The storm before the calm
No matter what I do to try and quell the emotions running rampant in my mind and in my soul, it is futile. They can not and will not be subdued no matter how hard I try. The excitement is undeniable and unavoidable. It is a freight train barreling down the tracks at full throttle. Every inch of forward motion and the speed increases. The sounds are maddening. It rumbles through my brain and drowns out all sense of reality. I hold my head in my hands and try to muffle the echoes reverberating through every pore of my body. I am but a prisoner shackled and bound and incapable of escape.
And yet, there is amidst all this turmoil and trumpeting, a joy that rushes to the surface. Desperately seeking an escape, a release of the unrelenting clashing all around me. Seeking an oasis of tranquility and calm. Searching desperately to find that place of sanity amongst all that is insane. It is torture and it is sublime. The black of night swirling amidst the glaring light of fragmented reality. A place of torture, of tantrums along side the soft velvet hand of peace and harmony. The pain is insignificant when measured against the orgasm of rapture and replenishment. So many times before this juxtaposition has invaded my safe and protected inner sanctum. I have lost all control and I am held prisoner, helplessly thrashing about seeking refuge from the unrelenting onslaught of anxiety and ecstasy.
So many times in my past, I have willingly been drawn into this swirling whirlpool of excitement and exuberance. A massive mountain of desperation and acceptance.
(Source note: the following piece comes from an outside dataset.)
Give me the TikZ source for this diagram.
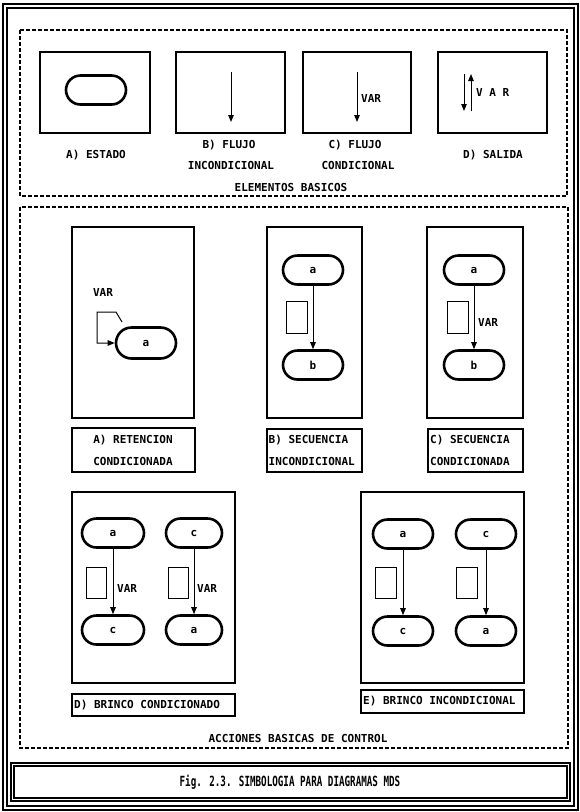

And while I tell myself that this experience will yield untold rewards and richness beyond calculations, the path to glory is lined with fragile frail stepping stones that offer ever so brief a place to stand and catch my breath before moving on to the next milestone. Tragedy along side triumph. Pain wrapped in palms of pleasure. I dare not linger here nor there, I must find the fortitude to keep moving forward, desperately seeking gratifying comfort and relief. The path is fraught with obstacles of unimaginable terror. But I have learned that this hideous insane journey, will end as it always does, depositing me in a land of unimaginable beauty. A land full of warmth and tropical lushness, soft soothing breezes, cool inviting pools of pleasure.
Now one may think that I should try my best to avoid all this angst. But I am, once again, incapable of gaining control. I am but a fragile leaf at the mercy of the winds. That will dictate my destiny ,and that alone will cast me onward and upward and then, without a measure of compassion, leave me stranded and breathless. All this I willingly undertake, again and again, in order to find the rainbow after the storm. The place that calls to me over and over again. Beckons my heart and my mind. Invites my entire being to dwell, if only for a moment in time, in the place I still call home.
I have come to understand the trials and tribulations that precede my travels. I fully understand the endless days of waiting and counting prior to pilgrimage. It is but a small price to pay for all that will follow. I will survive as I have done so many times before. I will draw in, from all around me, the richness of the land. The unending love and compassion of the people that inhabit that island of infinite sunshine and the sweet aroma of salt air.
Soon, so very soon, I will find that place to recline and rest my tired tortured torso. And I will, once again, be home.